The Pearly Kings and Queens of London, whose costumes are emblazoned with pearl-coloured buttons and sequins, are a remnant of the costermonger tradition. You can see the English comedian Frankie Howerd acting in the part of a latter-day London costermonger in the Ealing comedy The Lady Killers, in which his apple cart gets well and truly upset.
Image: A group of Pearly Kings and Queens collecting for charity at Covent Garden in London, 2008.1
Back in Oliver!, our flower girl has no influence on the market. Where she has her roses from, we do not learn. Neighbours of ours in my youth had a flower seller come to their door once, with lilac, and Mrs Johnson sent them away, with the words, “I have a beautiful lilac tree of my own.” Only later did she realise that the lilac that had been offered to her at her front door had precisely come from her own lilac bush. So, the lesson quickly learned is that not all traders are honest.

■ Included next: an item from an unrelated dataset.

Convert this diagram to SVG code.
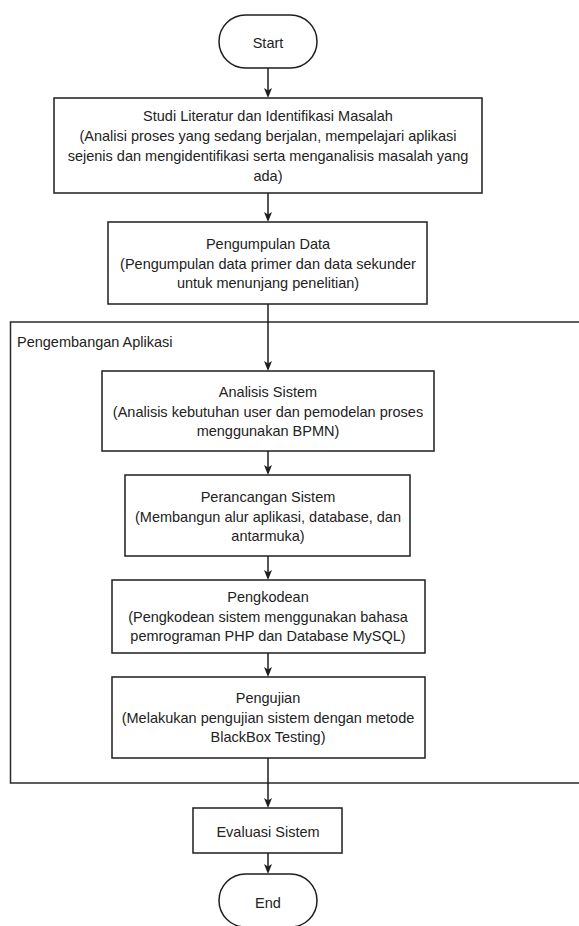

But, aside from the beauty of the girl’s flowers, their presentation in an attractive horticulturalist’s basket, her neat clothing and demure bonnet, and the street cry she sings in those dulcet tones, there is nothing to press home the entire purchase process except persuasion. The song persuades, the presentation persuades, the flowers persuade, the price persuades. All of that persuades Mark Lester to break out into song himself. The first we see of coercion is when The Artful Dodger and Bill Sikes turn up on the green at the end. And Dickens’s clear message is that coercion has no role to play in the depiction of beauty.
By Garry Knight - originally posted to Flickr as A Pearly Collection, CC BY-SA 2.0, https://commons.wikimedia.org/w/index.php?curid=5260712.




Thank you, Graham. Again. For another superb analogy - the street vendors - run out by shop owners who are now being run out internet vendors.
I have a particular fondness for "Who will buy this wonderful morning" I had the pleasure of singing this song in a satirical rendition in an amateur stage show. It's a great song and brought lots of laughter from the audience through three performances.